Hoy, la mayoría de los millennials yucatecos que conozco no militan, pero todos opinan. No confían en los partidos, pero sí en causas específicas: el feminismo, el medio ambiente, los derechos LGBTIQ+, el antirracismo. Nos cuesta organizarnos, pero cuando algo duele, ahí estamos. Con memes, con marchas, con posts, con performance. Porque aunque no parezca, también estamos creando nuevas formas de hacer política: más descentralizadas, más simbólicas, más emocionales; aunque esto se nos salga un poco de las manos al haber ya más bocas que manos y el culto a los ActiviSTARS (hablar de esto nos llevaría una tesina completa).
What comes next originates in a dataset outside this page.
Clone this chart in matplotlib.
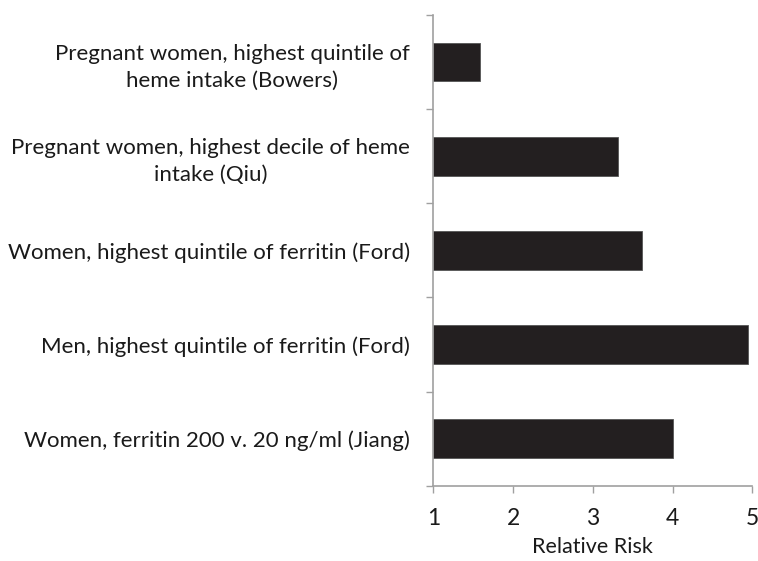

Nuestra nostalgia política no es regresiva: es crítica. No queremos volver al pasado, queremos que las promesas que se hicieron entonces, por fin, se cumplan ahora. Y eso en un país como México y en un estado como Yucatán, tan lleno de historia, de desigualdad y de silencios, no es poca cosa.
El Futuro: Una Perspectiva Generacional
En última instancia, la nostalgia para los millennials no es una simple añoranza, sino una lente a través de la cual examinamos nuestro lugar en el mundo. Es una emoción compleja que nos impulsa a reflexionar sobre quiénes somos, de dónde venimos y hacia dónde queremos ir. Y aunque a veces nos sintamos atrapados entre lo que fue y lo que podría ser, quizás en ese espacio intermedio encontremos la claridad para construir un futuro que honre nuestro pasado sin quedar anclados en él.
No somos una generación trágica. Somos una generación trascendente, y eso nos da una perspectiva que nadie más tiene.
La pregunta es: ¿qué haremos con ella?
Podemos quedarnos atrapados en la nostalgia, y convertirla en melancolía lamentando lo que ya no es. O podemos usar esa memoria para construir algo nuevo: un mundo donde la tecnología no nos quite la autonomía, donde ya podamos usar el arte y la política como recursos para de verdad mejorar un poco nuestro hábitat, donde la personalidad no sea un producto empaquetado.
Al fin y al cabo, somos los hijos de un mundo que ya no existe y los padres de uno que no terminamos de entender; podemos hacer lo que sea, claro, en el presente.